I have even tried when it does this to just relieve the pressure by opening the purge valve and closing it so it can give it another shot at pressurizing. That worked for a while, but now the damned thing wont build pressure at all. I even let it cycle for about 15 minutes, before shutting it down and retiring it for the weekend.

Please tell me it's not the display...


----------



## ReNt A PaInTeR (Dec 28, 2008)

Do these have a second ball above the inlet tube like Graco's. Stick a nail to see if it moves.


----------



## driftweed (May 26, 2013)

The ball I am talking about is where the inlet tube connects. But I will try that anyway.


----------



## Gracobucks (May 29, 2011)

driftweed said:


> 3: Purge clean hot water to unstick the ball



Sometimes running hot water through your machine will cause you more problems. It will loosen all the dried paint from the hose, the pump and the suction tube. Once it starts getting loose it will stop the ball from completely closing, giving you the problems that your having. Once you get rid of the first piece of dried paint it will work until the next one gets stuck. It happens to all of us and really sucks when it does.

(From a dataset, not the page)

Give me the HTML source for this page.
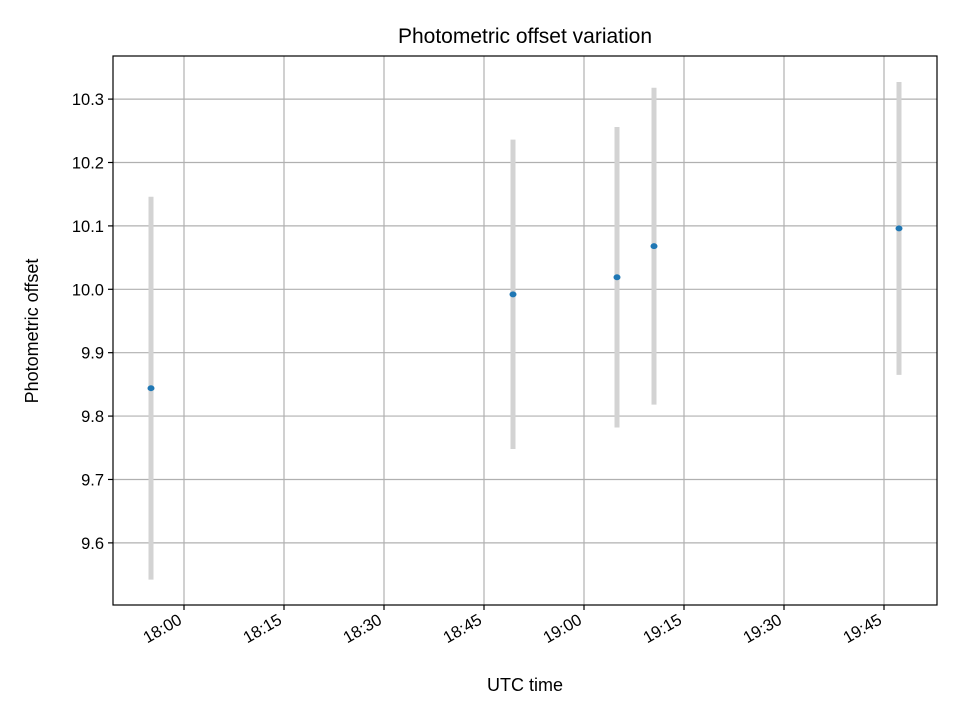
<!DOCTYPE html>
<html><head><meta charset="utf-8"><style>
html,body{margin:0;padding:0;background:#fff}
svg{display:block;font-family:"Liberation Sans","DejaVu Sans",sans-serif}
</style></head><body>
<svg id="chart" width="960" height="720">
<rect width="960" height="720" fill="#fff"/>
<g id="grid"></g>
<g id="marks"></g>
<g id="axes"></g>
<rect x="113" y="56" width="824" height="549" fill="none" stroke="#000" stroke-width="1.2"/>
<text x="525" y="43" text-anchor="middle" font-size="21">Photometric offset variation</text>
<text x="525" y="691" text-anchor="middle" font-size="18">UTC time</text>
<text transform="translate(38,331) rotate(-90)" text-anchor="middle" font-size="18">Photometric offset</text>
</svg>
<script>
// times in minutes after midnight UTC
const times = [1075.05, 1129.35, 1144.95, 1150.5, 1187.25];
const offsets = [9.844, 9.992, 10.019, 10.068, 10.096];
const errors = [0.302, 0.244, 0.237, 0.25, 0.231];
const xTickMinutes = [1080, 1095, 1110, 1125, 1140, 1155, 1170, 1185];
const xTickLabels = ["18:00","18:15","18:30","18:45","19:00","19:15","19:30","19:45"];
const yTicks = [9.6, 9.7, 9.8, 9.9, 10.0, 10.1, 10.2, 10.3];
const yTickLabels = ["9.6","9.7","9.8","9.9","10.0","10.1","10.2","10.3"];

const L=113,R=937,T=56,B=605;
const xMin=1069.35,xMax=1192.95,yMin=9.502,yMax=10.368;
const xs=v=>L+(v-xMin)/(xMax-xMin)*(R-L);
const ys=v=>B-(v-yMin)/(yMax-yMin)*(B-T);
const NS="http://www.w3.org/2000/svg";
function mk(tag,attrs,parent){const e=document.createElementNS(NS,tag);for(const k in attrs)e.setAttribute(k,attrs[k]);parent.appendChild(e);return e;}
const grid=document.getElementById('grid'),axes=document.getElementById('axes'),marks=document.getElementById('marks');

xTickMinutes.forEach((m,i)=>{
  const x=xs(m);
  const g=mk('line',{x1:x,x2:x,y1:T,y2:B,stroke:'#b0b0b0','stroke-width':1.2},grid);
  
  
  const t=mk('line',{x1:x,x2:x,y1:B,y2:B+5,stroke:'#000','stroke-width':1.2},axes);
  
  
  const lb=mk('text',{'text-anchor':'end','font-size':16.5,transform:`translate(${x-1},${B+18}) rotate(-30)`},axes);
  lb.textContent=xTickLabels[i];
  
  
});
yTicks.forEach((v,i)=>{
  const y=ys(v);
  const g=mk('line',{x1:L,x2:R,y1:y,y2:y,stroke:'#b0b0b0','stroke-width':1.2},grid);
  
  
  const t=mk('line',{x1:L-5,x2:L,y1:y,y2:y,stroke:'#000','stroke-width':1.2},axes);
  
  
  const lb=mk('text',{x:L-9,y:y+6,'text-anchor':'end','font-size':16.5},axes);
  lb.textContent=yTickLabels[i];
  
  
});
times.forEach((m,i)=>{
  const x=xs(m);
  const eb=mk('line',{x1:x,x2:x,y1:ys(offsets[i]+errors[i]),y2:ys(offsets[i]-errors[i]),stroke:'#d3d3d3','stroke-width':5},marks);
  
  
});
times.forEach((m,i)=>{
  const p=mk('ellipse',{cx:xs(m),cy:ys(offsets[i]),rx:3.5,ry:3,fill:'#1f77b4'},marks);
  
  
});
</script>
</body></html>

Might just need a good cleaning.


----------



## driftweed (May 26, 2013)

Well, played with it today and showed Nathan (employee) what I was doing. 

I took the inlet off againg, showed him the steel ball, twisted a rag and shoved it up in there to clean it out.

Sure enough, a plastic half moon shape came out. Looked like the tab you pull on on top of a fiver.

I tried the machine again and it's back to normal. I guess sometimes you get so frustrated, you just have to step away and try it the next day haha


----------



## driftweed (May 26, 2013)

It's back. The pressure reading is completely wrong. We usually run at 1500 psi. After a while you get to know it by sound. The motor should barely chug, but it's running faster. WHEN it says it's at pressure, it's definitely high at the gun.

I'm playing it safe, and order a new pressure sensor, packing kit, & purge valve.

This crap never happens when your slow...


----------



## SprayRepairGuy (Jan 15, 2014)

***************************************xx


----------



## driftweed (May 26, 2013)

Packing kit did the trick.


----------